Un documentaire de France5 : Un monde sans fou
par Tichote
samedi 15 mai 2010
Réalisé par Philippe Borrel (Pistés par nos gènes), le documentaire décortique habilement l’instrumentalisation politique des troubles mentaux. Questionne le glissement sémantique de la psychiatrie à la « santé mentale ». Note le recours systématique aux médicaments et l’absence de prise en compte de l’environnement du patient. S’alarme du repérage anticipé des déviances et de la volonté d’identifier des personnes « pas encore malades mais qui risquent de le devenir ». Constate que le dernier lieu où certains trouvent des soins, c’est en prison. Et décrypte le discours des pouvoirs publics qui promeuvent le risque zéro, et veulent imposer des soins avec moins de moyens et plus de contraintes sécuritaires. A travers des témoignages de soignants, patients, magistrats, bénévoles et élus, le documentaire montre comment, trente ans après la fin des asiles, « la maladie mentale repose de plus en plus sur l’associatif et les familles ». Et s’achève sur cette citation du psychiatre François Tosquelles : « Sans reconnaissance de la valeur humaine de la folie, c’est l’homme même qui disparaît. »

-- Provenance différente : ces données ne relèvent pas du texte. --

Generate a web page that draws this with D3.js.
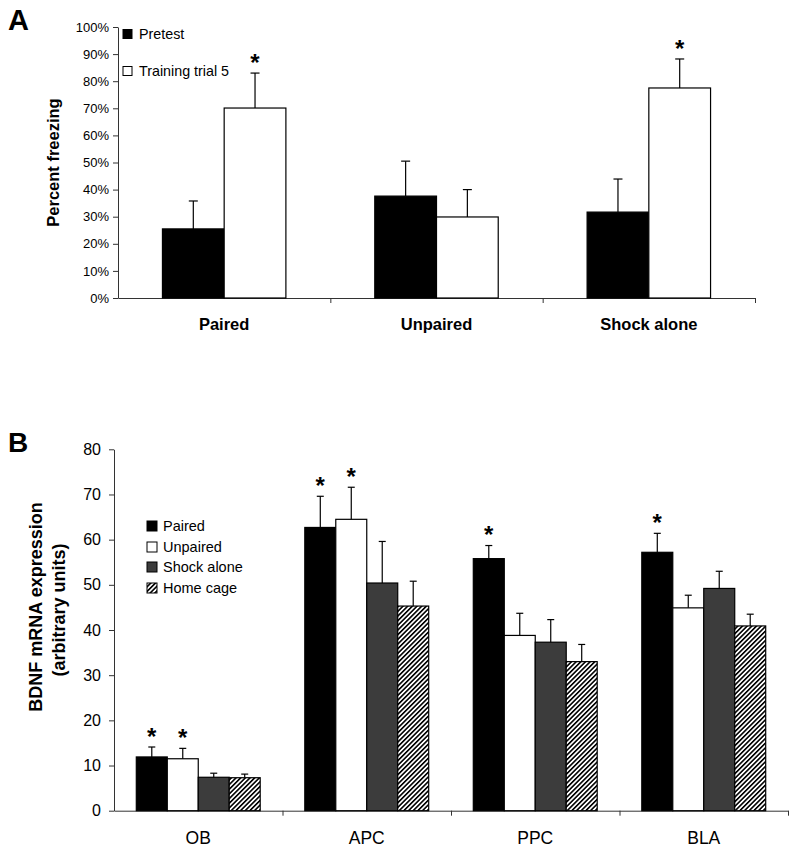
<!DOCTYPE html>
<html><head><meta charset="utf-8">
<script src="https://cdn.jsdelivr.net/npm/d3@7"></script>
<style>body{margin:0;background:#fff} svg{display:block} text{font-family:"Liberation Sans",Arial,sans-serif;fill:#000}</style>
</head><body><svg id="c" width="800" height="856"></svg>
<script>
// ---------- Panel A data ----------
const groupsA = ["Paired", "Unpaired", "Shock alone"];
const seriesA = ["Pretest", "Training trial 5"];
const pretestMean = [25.5, 37.6, 31.7];
const pretestSem = [10.3, 12.9, 12.2];
const trainingMean = [70.1, 29.9, 77.5];
const trainingSem = [12.9, 10.1, 10.7];
const pretestSig = [false, false, false];
const trainingSig = [true, false, true];
const ticksA = [0, 10, 20, 30, 40, 50, 60, 70, 80, 90, 100];

// ---------- Panel B data ----------
const regionsB = ["OB", "APC", "PPC", "BLA"];
const seriesB = ["Paired", "Unpaired", "Shock alone", "Home cage"];
const pairedMean = [11.9, 62.7, 55.8, 57.2];
const pairedSem = [2.2, 6.9, 2.9, 4.2];
const pairedSig = [true, true, true, true];
const unpairedMean = [11.5, 64.5, 38.8, 44.9];
const unpairedSem = [2.3, 7.1, 4.9, 2.8];
const unpairedSig = [true, true, false, false];
const shockMean = [7.4, 50.4, 37.3, 49.2];
const shockSem = [0.9, 9.2, 5.0, 3.8];
const shockSig = [false, false, false, false];
const homeMean = [7.3, 45.3, 33.0, 40.9];
const homeSem = [0.8, 5.5, 3.8, 2.6];
const homeSig = [false, false, false, false];
const ticksB = [0, 10, 20, 30, 40, 50, 60, 70, 80];

const svg = d3.select("#c");
const defs = svg.append("defs");
const pat = defs.append("pattern").attr("id", "hatch")
  .attr("patternUnits", "userSpaceOnUse").attr("width", 3.3).attr("height", 10)
  .attr("patternTransform", "rotate(45)");
pat.append("rect").attr("width", 3.3).attr("height", 10).attr("fill", "#fff");
pat.append("line").attr("x1", 0.8).attr("y1", 0).attr("x2", 0.8).attr("y2", 10)
  .attr("stroke", "#000").attr("stroke-width", 1.6);

const fillMap = {"black": "#000", "white": "#fff", "gray": "#3c3c3c", "hatch": "url(#hatch)"};

function drawPanel(cfg) {
  const g = svg.append("g");
  const y = d3.scaleLinear().domain(cfg.yDomain).range([cfg.y0, cfg.y1]);
  const x0 = d3.scaleBand().domain(cfg.groups).range([cfg.xL, cfg.xR]).padding(0);
  const x1 = d3.scaleBand().domain(cfg.series.map(s => s.name)).range([0, x0.bandwidth()])
    .paddingInner(0).paddingOuter(cfg.outerPad);

  // y axis
  const ya = g.append("g").attr("transform", `translate(${cfg.xL},0)`)
    .call(d3.axisLeft(y).tickValues(cfg.ticks).tickFormat(cfg.tickFmt)
      .tickSizeInner(5).tickSizeOuter(0).tickPadding(cfg.tickPad));
  ya.selectAll("path,line").attr("stroke", "#333");
  ya.selectAll("text").attr("font-size", cfg.tickFont).attr("fill", "#000")
    .style("font-family", '"Liberation Sans",Arial,sans-serif');

  // x axis with boundary ticks
  const xb = d3.scaleLinear().domain([0, cfg.groups.length]).range([cfg.xL, cfg.xR]);
  const xa = g.append("g").attr("transform", `translate(0,${cfg.y0})`)
    .call(d3.axisBottom(xb).tickValues(d3.range(1, cfg.groups.length + 1))
      .tickFormat("").tickSizeInner(5).tickSizeOuter(0));
  xa.selectAll("path,line").attr("stroke", "#333");

  // bars
  cfg.series.forEach(s => {
    const sg = g.append("g");
    cfg.groups.forEach((grp, i) => {
      const bx = x0(grp) + x1(s.name);
      const bw = x1.bandwidth();
      const v = s.mean[i], e = s.sem[i];
      sg.append("rect").attr("x", bx).attr("y", y(v))
        .attr("width", bw).attr("height", y(0) - y(v))
        .attr("fill", fillMap[s.fill]).attr("stroke", "#000").attr("stroke-width", 1.2);
      const cx = bx + bw / 2;
      sg.append("line").attr("x1", cx).attr("x2", cx).attr("y1", y(v)).attr("y2", y(v + e))
        .attr("stroke", "#000").attr("stroke-width", 1.2);
      sg.append("line").attr("x1", cx - cfg.cap / 2).attr("x2", cx + cfg.cap / 2)
        .attr("y1", y(v + e)).attr("y2", y(v + e)).attr("stroke", "#000").attr("stroke-width", 1.2);
      if (s.sig[i]) {
        sg.append("text").attr("x", cx).attr("y", y(v + e) - 2 + 13)
          .attr("text-anchor", "middle").attr("font-size", 24).attr("font-weight", "bold")
          .attr("dy", "-0.55em").text("*");
      }
    });
  });

  // category labels
  g.selectAll(".cat").data(cfg.groups).enter().append("text")
    .attr("x", d => x0(d) + x0.bandwidth() / 2).attr("y", cfg.catY)
    .attr("text-anchor", "middle").attr("font-size", cfg.catFont)
    .attr("font-weight", cfg.catWeight).text(d => d);

  return {g, y, x0, x1};
}

// ---------- Panel A ----------
drawPanel({
  groups: groupsA,
  series: [
    {name: seriesA[0], mean: pretestMean, sem: pretestSem, sig: pretestSig, fill: "black"},
    {name: seriesA[1], mean: trainingMean, sem: trainingSem, sig: trainingSig, fill: "white"}
  ],
  yDomain: [0, 100], y0: 298, y1: 27, xL: 118, xR: 755, outerPad: 0.72,
  ticks: ticksA, tickFmt: d => d + "%", tickFont: 13, tickPad: 4, cap: 9,
  catY: 330, catFont: 16.5, catWeight: "bold"
});
svg.append("text").attr("transform", "translate(59,162.5) rotate(-90)")
  .attr("text-anchor", "middle").attr("font-size", 16.5).attr("font-weight", "bold")
  .text("Percent freezing");
svg.append("text").attr("x", 8).attr("y", 30).attr("font-size", 29).attr("font-weight", "bold").text("A");

// legend A
const legA = [{name: seriesA[0], fill: "#000", y: 34}, {name: seriesA[1], fill: "#fff", y: 71}];
legA.forEach(l => {
  svg.append("rect").attr("x", 123).attr("y", l.y - 4.5).attr("width", 9).attr("height", 9)
    .attr("fill", l.fill).attr("stroke", "#000").attr("stroke-width", 1);
  svg.append("text").attr("x", 139).attr("y", l.y + 5).attr("font-size", 14.3).text(l.name);
});

// ---------- Panel B ----------
drawPanel({
  groups: regionsB,
  series: [
    {name: seriesB[0], mean: pairedMean, sem: pairedSem, sig: pairedSig, fill: "black"},
    {name: seriesB[1], mean: unpairedMean, sem: unpairedSem, sig: unpairedSig, fill: "white"},
    {name: seriesB[2], mean: shockMean, sem: shockSem, sig: shockSig, fill: "gray"},
    {name: seriesB[3], mean: homeMean, sem: homeSem, sig: homeSig, fill: "hatch"}
  ],
  yDomain: [0, 80], y0: 810.7, y1: 449.3, xL: 114, xR: 788, outerPad: 0.72,
  ticks: ticksB, tickFmt: d => d, tickFont: 16, tickPad: 8, cap: 7,
  catY: 844, catFont: 17.5, catWeight: "normal"
});
svg.append("text").attr("transform", "translate(42,607) rotate(-90)")
  .attr("text-anchor", "middle").attr("font-size", 18).attr("font-weight", "bold")
  .text("BDNF mRNA expression");
svg.append("text").attr("transform", "translate(65,610) rotate(-90)")
  .attr("text-anchor", "middle").attr("font-size", 18).attr("font-weight", "bold")
  .text("(arbitrary units)");
svg.append("text").attr("x", 8).attr("y", 452).attr("font-size", 28).attr("font-weight", "bold").text("B");

// legend B
const legFillsB = ["black", "white", "gray", "hatch"];
const legYB = [526, 547, 567, 588];
seriesB.forEach((name, i) => {
  svg.append("rect").attr("x", 147).attr("y", legYB[i] - 5).attr("width", 10).attr("height", 10)
    .attr("fill", fillMap[legFillsB[i]]).attr("stroke", "#000").attr("stroke-width", 1);
  svg.append("text").attr("x", 163).attr("y", legYB[i] + 5.2).attr("font-size", 14.5).text(name);
});
</script></body></html>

Dans nos rues et dans nos prisons, les malades mentaux se retrouvent de plus en plus exclus et représentent aujourd’hui un tiers des populations SDF et carcérale de notre pays. Et, faute d’avoir trouvé une prise en charge adéquate dans les services d’une psychiatrie publique en crise profonde de moyens et de valeurs, ces malades psychotiques chroniques se retrouvent de plus en plus exclus de la société.

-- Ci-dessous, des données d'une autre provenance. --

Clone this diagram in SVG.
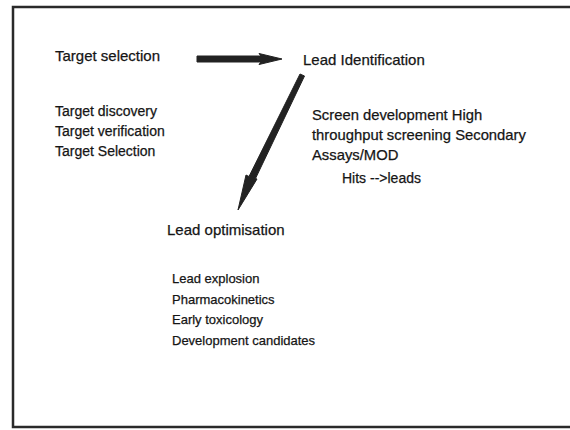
<svg xmlns="http://www.w3.org/2000/svg" width="570" height="430" viewBox="0 0 570 430">
<style>
text{font-family:"Liberation Sans",Arial,sans-serif;fill:#151515;stroke:#151515;stroke-width:0.25}
.h{font-size:15px}
.m{font-size:14px}
.w{font-size:14.8px}
.s{font-size:13px}
.arr{fill:#222;stroke:#222;stroke-linejoin:round}
</style>
<rect x="0" y="0" width="570" height="430" fill="#ffffff"/>
<rect id="frame" x="13" y="7" width="570" height="420" fill="none" stroke="#2a2a2a" stroke-width="2.5"/>
<g id="target-selection">
<text class="h" x="55" y="61">Target selection</text>
<text class="m" x="55" y="116">Target discovery</text>
<text class="m" x="55" y="136">Target verification</text>
<text class="m" x="55" y="156">Target Selection</text>
</g>
<g id="lead-identification">
<text class="h" x="303" y="65">Lead Identification</text>
<text class="w" x="312" y="120">Screen development High</text>
<text class="w" x="312" y="140">throughput screening Secondary</text>
<text class="w" x="312" y="160">Assays/MOD</text>
<text class="m" x="342" y="183">Hits --&gt;leads</text>
</g>
<g id="lead-optimisation">
<text class="h" x="167" y="235">Lead optimisation</text>
<text class="s" x="172" y="283">Lead explosion</text>
<text class="s" x="172" y="303.5">Pharmacokinetics</text>
<text class="s" x="172" y="324">Early toxicology</text>
<text class="s" x="172" y="345">Development candidates</text>
</g>
<g id="connectors">
<path class="arr" stroke-width="1" d="M197,56 L261,56 L259,53.5 L282,59 L259,64.5 L261,62 L197,62 Z"/>
<path class="arr" stroke-width="1" d="M300,74 L304.5,76 L255.5,178.5 L257,179 L238,210 L246,175 L249,176.5 Z"/>
</g>
</svg>
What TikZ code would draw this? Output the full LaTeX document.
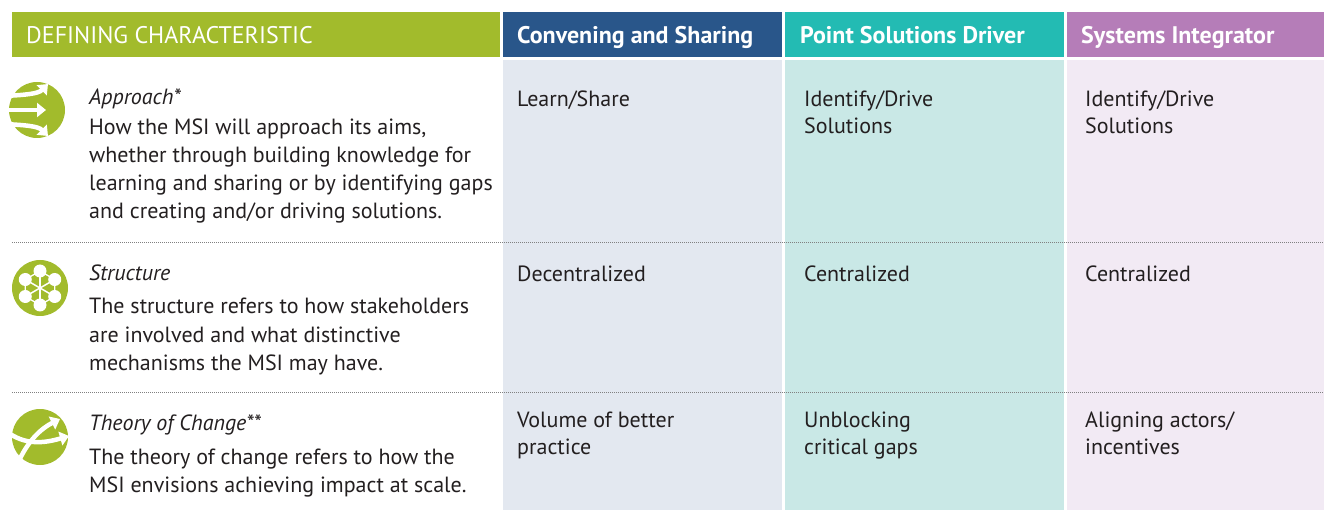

Philippe Borrel, auteur du livre « un monde sans fou » pose là un grave problème de société. Un nouveau monde se construit en ce début de siècle.
En 2010, le parlement Français doit voter une réforme de la psychiatrie et fixer les objectifs d’une nouvelle politique de "santé mentale". Ce projet de loi ne concernera pas les seuls malades psychiques, ou leurs familles, mais l’ensemble des Français.
Il s’agira en effet d’appliquer désormais des programmes de prévention dans les écoles, dans les entreprises, dans les maisons de retraite, ou dans les quartiers défavorisés... Avec pour ambition de détecter au plus tôt - pour les prévenir - les maladies psychiques, mais aussi tous les troubles du comportement : stress, dépression, addictions, comportements suicidaires, qui affecteraient aujourd’hui un Français sur quatre.
Ce projet inquiète certains professionnels de la psychiatrie, qui déplorent de voir une réponse uniquement sécuritaire faite aujourd’hui face à la crise profonde de valeurs et de moyens, de la psychiatrie publique en France.
Défenseurs d’une vision humaniste des soins née il y a cinquante ans dans notre pays, des psychiatres, des soignants, des travailleurs sociaux, des familles et des patients, s’alarment aujourd’hui de voir émerger une véritable logique d’exclusion et de normalisation des souffrances psychiques, avec une prise en charge à plusieurs vitesses, au profit d’impératifs gestionnaires et d’une conception protocolisée des individus.
Si les malades ne sont plus des "sujets" qu’il faut écouter mais des "usagers" qu’il faut "traiter" ou "gérer" ou "responsabiliser", c’est-à-dire non plus des hommes et des femmes avec des sentiments, avec une histoire personnelle, avec des relations sociales, avec un psychisme, mais simplement un "profil symptomatique" ou un "cerveau" ; si l’objectif de la société n’est plus de soigner ou d’aider, mais de gérer au moindre coût un problème embarrassant ; alors la porte est ouverte au tri entre ceux qui sont curables et ceux qui ne le sont pas, entre ceux qui ont les moyens de se soigner et ceux qui ne les ont pas, et donc à l’exclusion, dans un climat de mise sous tension généralisée de la société.
Un collectif de psychiatres a lancé un appel il y a un an contre « la nuit sécuritaire ». Près de 30 000 citoyens (soignants, patients, familles, etc.) l’ont signé.
EXTRAIT : « En amalgamant la folie à une pure dangerosité sociale, en assimilant d’une façon calculée la maladie mentale à la délinquance, est justifié un plan de mesures sécuritaires inacceptables. Alors que les professionnels alertent régulièrement les pouvoirs publics non seulement sur les conditions de plus en plus restrictives de leur capacité de soigner, sur l’inégalité croissante de l’accès aux soins, mais aussi sur la mainmise gestionnaire et technocratique de leurs espaces de travail et d’innovation, une seule réponse leur a été opposée : attention danger, sécurisez, enfermez, obligez, et surtout n’oubliez pas que votre responsabilité sera engagée en cas « de dérapage ».